Government must consider new ideas to develop a more attractive environment for jobs creation, Watkins said. Until then, the national employment picture will likely remain relatively stagnant.
Fortunately, Utah has been able to buck the national trend for the most part.
In May, the nonfarm wage and salaried job count in the Beehive State expanded by 2.4 percent compared to the employment level for May 2011 — a 12-month increase of 28,800 jobs. The Utah Department of Workforce Services reported that total wage and salary employment climbed to 1,230,500.
The state's seasonally adjusted unemployment rate is 6.0 percent, while the current national unemployment rate is 8.2 percent.
Meantime, the Labor Department touted the gains as a signal of economic expansion.

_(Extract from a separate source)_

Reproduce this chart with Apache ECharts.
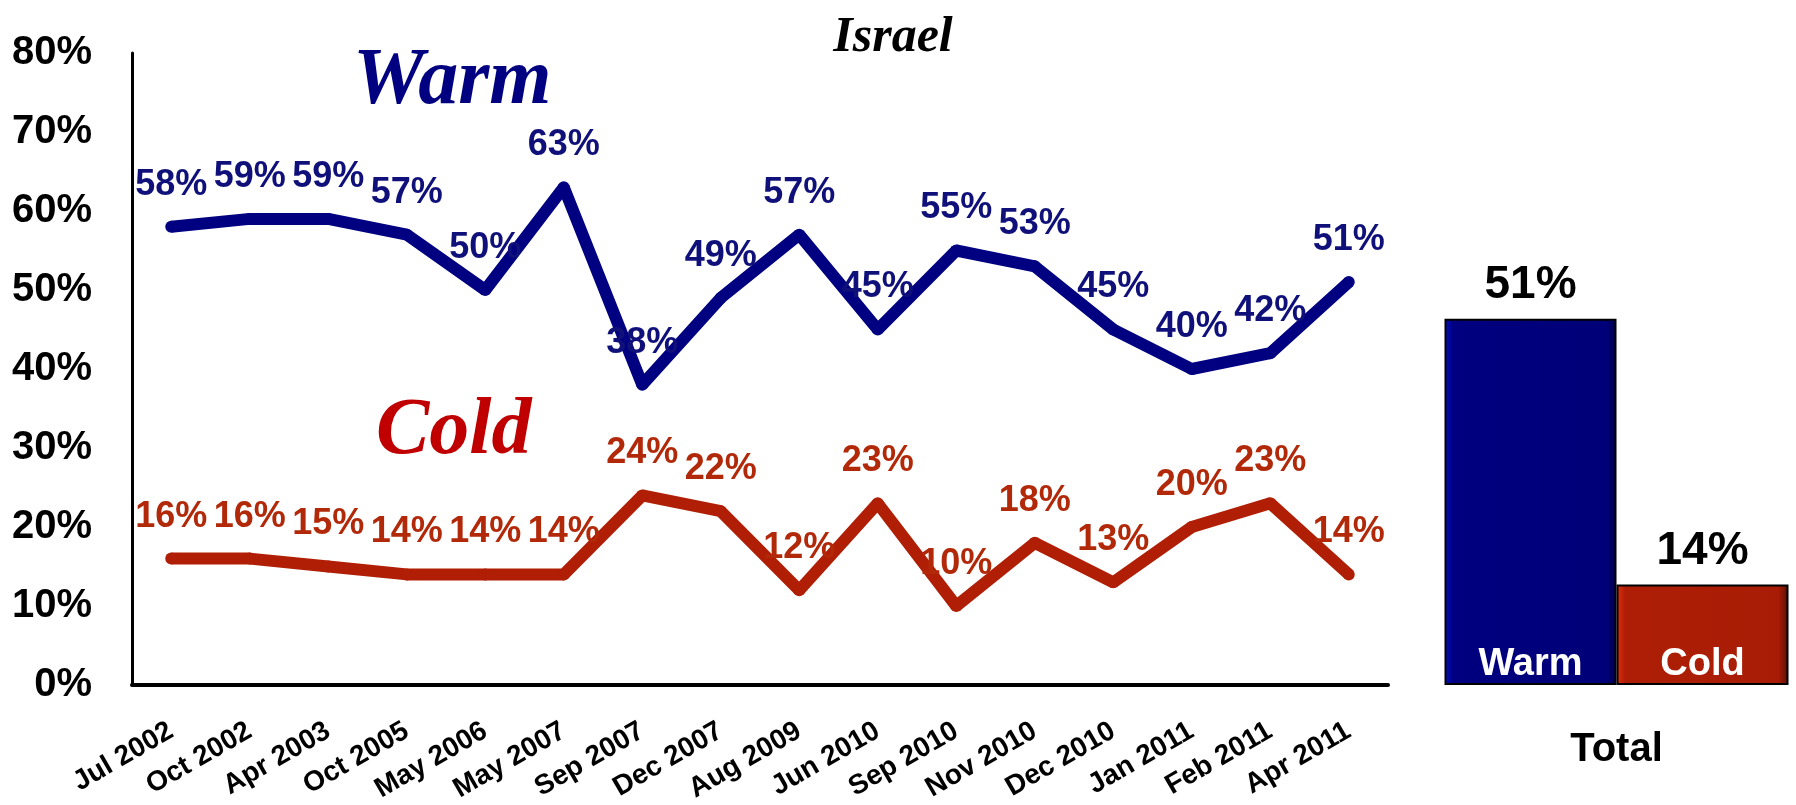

“We have seen 28 straight months of private sector job growth, during which time our economy has added back close to 4.4 million private sector jobs, with nearly 1 million jobs added this year," said U.S. Secretary of Labor Hilda Solis. "We have added an average of 150,000 private sector jobs per month in 2012, continuing at the same steady pace as last year and with jobs being created across all sectors and regions of the country."

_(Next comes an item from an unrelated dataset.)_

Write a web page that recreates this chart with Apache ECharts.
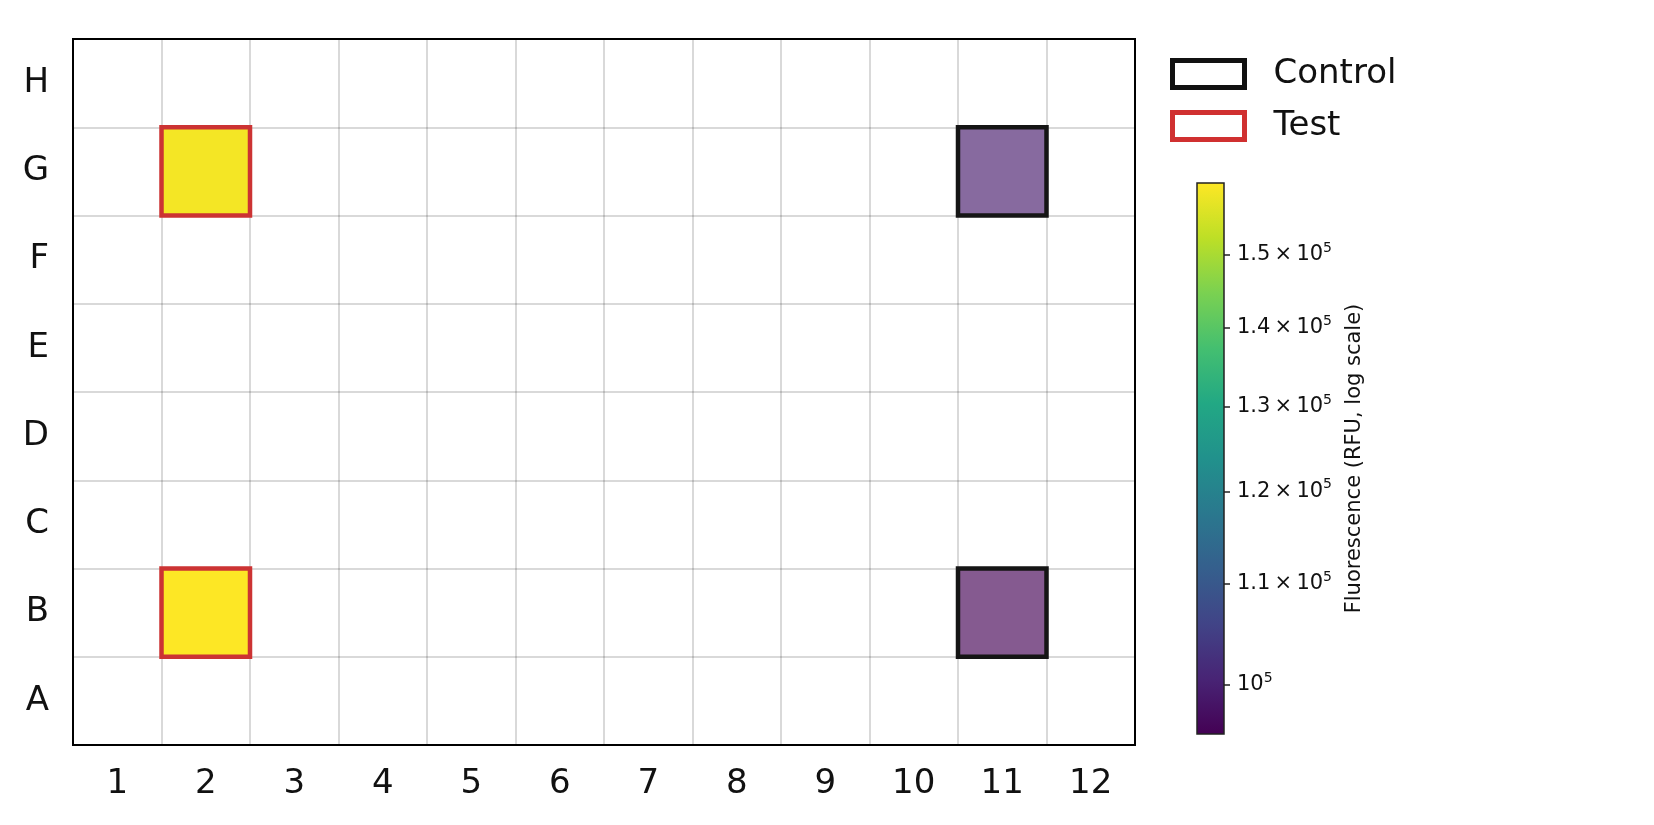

She noted that the gross domestic product has grown for 11 consecutive quarters, despite uncertainty in the global economy.
“We continue to face headwinds from the threat of recession in Europe, our largest trading partner," Solis said. "Though less demand from across the ocean could present challenges for our exporters as they work to create jobs here at home, U.S. exports to the European Union in the first quarter of the year were at the highest level since 1997."
Approval of student loan relief would help more people attain their educational goals, thereby acquiring the skills necessary to make them employable, she said. And the Supreme Court’s health care ruling would allow businesses to plan long-term strategies that will lead to more healthy workers who are critical to an improving economy.
“This administration continues to work to promote the return of good jobs back to American communities," Solis said. "That’s why it’s so important for Congress to … pass legislation to provide incentives for companies to bring jobs home."